No Chile, com cadastro nacional, a inadimplência é baixíssima. No Banco de Santiago, diz Mendes, que tem 36% dos créditos no consumo e 40% para pequenas e médias empresas, a inadimplência é de 0,75%. No Banco de Credito y Inversiones, com 55% do crédito em consumo e 18% em pequenas e médias empresas, a inadimplência é 0,78%.
A simples existência de um sistema de controle nacional, já inibe o calote. O exemplo brasileiro é o cheque pré-datado. Quem não honrar o cheque, em qualquer lugar do país, entra na lista vermelha do Banco Central. Só consegue repetir a façanha se conseguir um outro CPF, ou seja, via fraude.
Por esta razão, Dilson calcula que, no financiamento ao consumo, o índice de calote de quem paga por carnê é quatro vezes maior do que quem paga com cheque pré-datado. No caso do crédito pessoal, o calote de quem não paga com cheque pré-datado é 2,5 vezes maior.
No Chile, o cadastro nacional é operado pela Superintendência de Bancos, a partir de um código pessoal por consumidor. No caso do Brasil, sugere Mendes, seria possível fazer algo parecido, usando o CPF como código pessoal. Existe fraude no uso de CPFs, mas o BC está fazendo um esforço para reduzi-la.

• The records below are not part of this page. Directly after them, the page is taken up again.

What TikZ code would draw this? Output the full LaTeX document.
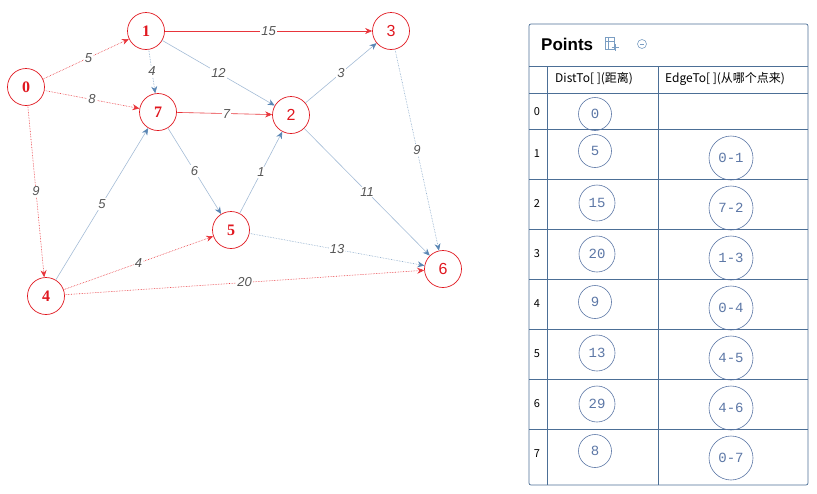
\documentclass[tikz,border=0pt]{standalone}
\usepackage{fontspec}
\setmainfont{Liberation Serif}
\newfontfamily\cjkfont{Noto Sans CJK SC}
\newfontfamily\lblfont{Liberation Sans}
\newfontfamily\monofont{Liberation Mono}
\usetikzlibrary{arrows.meta}
\definecolor{nodered}{HTML}{E0171F}
\definecolor{edgered}{HTML}{E8353B}
\definecolor{edgeblue}{HTML}{5A86B4}
\definecolor{lblgray}{HTML}{555555}
\definecolor{tblline}{HTML}{4C6F96}
\definecolor{circblue}{HTML}{5C77A6}
\tikzset{
  vtx/.style={circle, draw=nodered, line width=0.7pt, minimum size=37pt, inner sep=0pt,
    text=nodered, font=\fontsize{16}{16}\selectfont\bfseries},
  vtxs/.style={vtx, font=\lblfont\fontsize{16}{16}\selectfont},
  redge/.style={draw=edgered, line width=0.6pt, -{Stealth[length=7pt,width=6pt]}},
  rdot/.style={redge, densely dotted},
  bedge/.style={draw=edgeblue!55, line width=0.6pt, -{Stealth[length=7pt,width=6pt,fill=edgeblue,color=edgeblue]}},
  bdot/.style={bedge, draw=edgeblue!75, densely dotted},
  elbl/.style={fill=white, inner sep=1pt, text=lblgray, font=\lblfont\itshape\fontsize{13}{13}\selectfont},
  grid/.style={draw=tblline, line width=0.7pt},
  dcirc/.style={circle, draw=circblue, line width=0.6pt, minimum size=33pt, inner sep=0pt,
    text=circblue, font=\monofont\fontsize{14}{14}\selectfont},
  ecirc/.style={dcirc, minimum size=44pt},
  rowlbl/.style={font=\cjkfont\fontsize{11}{11}\selectfont, text=black, inner sep=0pt},
  hdr/.style={font=\cjkfont\fontsize{12}{12}\selectfont, text=black, inner sep=0pt}
}
\begin{document}
\begin{tikzpicture}[x=1pt,y=-1pt]
\useasboundingbox (0,0) rectangle (817,493);
% vertices
\node[vtx]  (n0) at (26,87) {0};
\node[vtx]  (n1) at (146,31) {1};
\node[vtx]  (n7) at (158,112) {7};
\node[vtxs] (n2) at (291,115) {2};
\node[vtxs] (n3) at (391,31) {3};
\node[vtx]  (n5) at (231,230) {5};
\node[vtx]  (n4) at (46,296) {4};
\node[vtxs] (n6) at (443,269) {6};
% edges
\draw[rdot]  (n0) -- node[elbl,pos=0.53]{5} (n1);
\draw[rdot]  (n0) -- node[elbl]{8} (n7);
\draw[rdot]  (n0) -- node[elbl]{9} (n4);
\draw[redge] (n1) -- node[elbl]{15} (n3);
\draw[bdot]  (n1) -- node[elbl]{4} (n7);
\draw[bedge] (n1) -- node[elbl]{12} (n2);
\draw[redge] (n7) -- node[elbl,pos=0.52]{7} (n2);
\draw[bedge] (n7) -- node[elbl]{6} (n5);
\draw[bedge] (n4) -- node[elbl]{5} (n7);
\draw[bedge] (n5) -- node[elbl]{1} (n2);
\draw[bedge] (n2) -- node[elbl]{3} (n3);
\draw[bdot]  (n3) -- node[elbl]{9} (n6);
\draw[bedge] (n2) -- node[elbl]{11} (n6);
\draw[bdot]  (n5) -- node[elbl]{13} (n6);
\draw[rdot]  (n4) -- node[elbl]{4} (n5);
\draw[rdot]  (n4) -- node[elbl]{20} (n6);
% table frame
\draw[grid, rounded corners=2pt] (529,24) rectangle (808,485);
\draw[grid] (529,66) -- (808,66);
\draw[grid] (529,93) -- (808,93);
\foreach \yy in {129,179,229,279,329,379,429} {\draw[grid] (529,\yy) -- (808,\yy);}
\draw[grid] (547,66) -- (547,485);
\draw[grid] (658,66) -- (658,485);
% title
\node[anchor=west, inner sep=0pt, font=\lblfont\bfseries\fontsize{17}{17}\selectfont] (title) at (541,44) {Points};
% icon 1 (table with plus)
\begin{scope}[draw=edgeblue!80, line width=0.6pt]
\draw (605,37) rectangle (614,49);
\draw (605,41) -- (614,41);
\draw (608,37) -- (608,49);
\draw[line width=0.9pt] (615,44) -- (615,51) (611.5,47.5) -- (618.5,47.5);
\end{scope}
\node[circle, draw=edgeblue!80, line width=0.6pt, minimum size=9pt, inner sep=0pt] (icon2) at (642,44) {};
\draw[edgeblue!80, line width=0.7pt] ([xshift=-2.2pt]icon2.center) -- ([xshift=2.2pt]icon2.center);
% header
\node[hdr, anchor=west] (h1) at (555,79) {DistTo[ ](距离)};
\node[hdr, anchor=west] (h2) at (665,79) {EdgeTo[ ](从哪个点来)};
% rows
\foreach \i/\yy in {0/112,1/154,2/204,3/254,4/304,5/354,6/404,7/454} {\node[rowlbl] (r\i) at (537,\yy) {\i};}
\node[dcirc] (d0) at (595,114) {0};
\node[dcirc] (d1) at (595,151) {5};
\node[dcirc, minimum size=36pt] (d2) at (597,203) {15};
\node[dcirc, minimum size=36pt] (d3) at (597,254) {20};
\node[dcirc] (d4) at (595,302) {9};
\node[dcirc, minimum size=36pt] (d5) at (597,353) {13};
\node[dcirc, minimum size=36pt] (d6) at (597,404) {29};
\node[dcirc] (d7) at (595,451) {8};
\node[ecirc] (e1) at (731,158) {0-1};
\node[ecirc] (e2) at (731,208) {7-2};
\node[ecirc] (e3) at (731,258) {1-3};
\node[ecirc] (e4) at (731,308) {0-4};
\node[ecirc] (e5) at (731,358) {4-5};
\node[ecirc] (e6) at (731,408) {4-6};
\node[ecirc] (e7) at (731,458) {0-7};
\end{tikzpicture}
\end{document}
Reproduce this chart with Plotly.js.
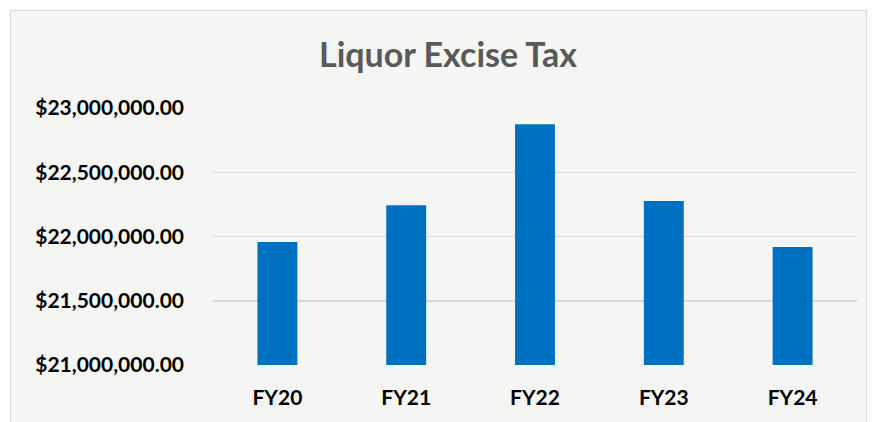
<!DOCTYPE html>
<html>
<head>
<meta charset="utf-8">
<script src="https://cdn.plot.ly/plotly-3.0.1.min.js"></script>
<style>
  html, body { margin: 0; padding: 0; background: #ffffff; width: 875px; height: 422px; overflow: hidden; }
  #frame { position: absolute; left: 10px; top: 10px; width: 855px; height: 420px; border: 1px solid #d9d9d9; background: #f5f5f4; }
  #chart { position: absolute; left: 0; top: 0; width: 875px; height: 422px; }
</style>
</head>
<body>
<div id="frame"></div>
<div id="chart"></div>
<script>
const categories = ["FY20", "FY21", "FY22", "FY23", "FY24"];
const values = [21957000, 22243000, 22873000, 22276000, 21918000];
const yTickValues = [21000000, 21500000, 22000000, 22500000, 23000000];
const chartTitle = "Liquor Excise Tax";

const trace = {
  type: "bar",
  x: categories,
  y: values,
  marker: { color: "#0070C0" },
  width: 0.31,
  hoverinfo: "x+y"
};

const layout = {
  width: 875,
  height: 422,
  paper_bgcolor: "rgba(0,0,0,0)",
  plot_bgcolor: "rgba(0,0,0,0)",
  margin: { l: 213, r: 18, t: 108, b: 57 },
  showlegend: false,
  font: { family: "Lato, 'Open Sans', sans-serif", color: "#000000" },
  title: {
    text: "<b>" + chartTitle + "</b>",
    font: { family: "Lato, 'Open Sans', sans-serif", size: 34, color: "#595959" },
    x: 0.512, xanchor: "center",
    y: 0.87, yanchor: "middle"
  },
  xaxis: {
    type: "category",
    showgrid: false,
    showline: false,
    zeroline: false,
    ticks: "",
    tickfont: { size: 21, color: "#000000", weight: "bold" },
    ticklabelstandoff: 18
  },
  yaxis: {
    range: [21000000, 23000000],
    tickvals: yTickValues,
    tickformat: "$,.2f",
    showgrid: true,
    gridcolor: "#d9d9d9",
    gridwidth: 1.5,
    zeroline: false,
    showline: false,
    ticks: "",
    tickfont: { size: 21, color: "#000000", weight: "bold" },
    ticklabelstandoff: 28
  },
  bargap: 0.69
};

Plotly.newPlot("chart", [trace], layout, { displayModeBar: false, staticPlot: true });
</script>
</body>
</html>
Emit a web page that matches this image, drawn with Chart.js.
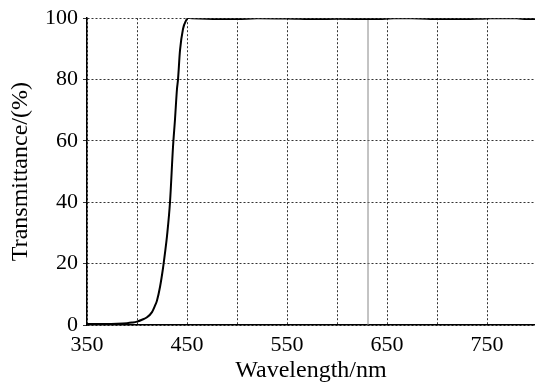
<!DOCTYPE html>
<html>
<head>
<meta charset="utf-8">
<script src="https://cdn.jsdelivr.net/npm/chart.js@4.4.1/dist/chart.umd.min.js"></script>
<style>
  html, body { margin: 0; padding: 0; background: #fff; }
  #wrap { width: 535px; height: 385px; }
</style>
</head>
<body>
<div id="wrap"><canvas id="specChart" width="535" height="385"></canvas></div>
<script>
// wavelength (nm) and transmittance (%)
const wavelengths = [350, 360, 370, 380, 390, 395, 400, 405, 410, 415, 418, 420, 423, 426, 428, 430, 433, 436, 438, 440, 441, 443, 446, 449, 451, 455, 470, 500, 520, 550, 580, 600, 640, 660, 690, 700, 740, 760, 780, 790, 798];
const transmittance = [0.3, 0.3, 0.3, 0.4, 0.6, 0.8, 1.1, 1.7, 2.5, 4.2, 6.3, 8.0, 12.4, 18.5, 23.5, 29, 40, 58, 67, 77, 80, 89.5, 96.5, 99.2, 100.1, 100, 99.8, 99.7, 100.0, 99.9, 99.7, 99.8, 99.7, 100.1, 99.8, 99.7, 99.8, 100.1, 100.0, 99.7, 99.7];

// thin grey marker line that sits in the plot
const markerX = [631, 631];
const markerY = [0, 100];

const xTicks = [350, 400, 450, 500, 550, 600, 650, 700, 750];
const xLabels = [350, 450, 550, 650, 750];
const yTicks = [0, 20, 40, 60, 80, 100];

const tickFont = { family: "'Liberation Serif', 'Times New Roman', serif", size: 22 };
const titleFont = { family: "'Liberation Serif', 'Times New Roman', serif", size: 24 };

/* ========== CHART ========== */
const ctx = document.getElementById("specChart").getContext("2d");
new Chart(ctx, {
    type: "line",
    data: {
        datasets: [
            {
                data: wavelengths.map((w, i) => ({ x: w, y: transmittance[i] })),
                borderColor: "#000",
                borderWidth: 2,
                pointRadius: 0,
                cubicInterpolationMode: "monotone",
                fill: false
            },
            {
                data: markerX.map((w, i) => ({ x: w, y: markerY[i] })),
                borderColor: "#888",
                borderWidth: 1,
                pointRadius: 0,
                fill: false
            }
        ]
    },
    options: {
        responsive: false,
        animation: false,
        layout: { padding: { top: 9, right: 0, left: 0, bottom: 0 } },
        plugins: { legend: { display: false }, tooltip: { enabled: false } },
        scales: {
            x: {
                type: "linear",
                min: 350,
                max: 798,
                afterBuildTicks: s => { s.ticks = xTicks.map(v => ({ value: v })); },
                afterFit: s => { s.height = 60; },
                ticks: {
                    color: "#000",
                    font: tickFont,
                    padding: 7,
                    maxRotation: 0,
                    autoSkip: false,
                    callback: v => xLabels.includes(v) ? String(v) : ""
                },
                grid: { color: "#333", lineWidth: 1, drawTicks: false },
                border: { color: "#000", width: 1.5, dash: [2, 2] },
                title: { display: true, text: "Wavelength/nm", color: "#000", font: titleFont, padding: { top: 0, bottom: 0 } }
            },
            y: {
                min: 0,
                max: 100,
                afterBuildTicks: s => { s.ticks = yTicks.map(v => ({ value: v })); },
                afterFit: s => { s.width = 87; },
                ticks: { color: "#000", font: tickFont, padding: 5 },
                grid: { color: "#333", lineWidth: 1, tickLength: 4 },
                border: { color: "#000", width: 1.5, dash: [2, 2] },
                title: { display: true, text: "Transmittance/(%)", color: "#000", font: titleFont, padding: { top: 6, bottom: 0 } }
            }
        }
    }
});
</script>
</body>
</html>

Dilson calcula que um cadastro nacional, de fácil acesso, poderia reduzir a inadimplência no crédito ao consumo para uns 5%. Neste caso, usando o exemplo anterior, num financiamento de crédito pessoal (o mais caro), por seis meses, o juro mensal poderia cair de 11,5% para 7,7% ao mês, o equivalente a cortar de 270% ao ano para 145%.
Em outros tipos de financiamento ao consumo, onde o juro hoje está entre 7% e 8% ao mês, (uns 140% ao ano), seria possível reduzir a taxa para uns 4% a 5% ao mês (uns 70% ao ano), calcula Dilson.
Para reduzir ainda mais, seria preciso baixar os juros básicos para níveis decentes e cortar os custos administrativos dos bancos. Sem reduzir a inadimplência, contudo, o impacto não será tão expressivo.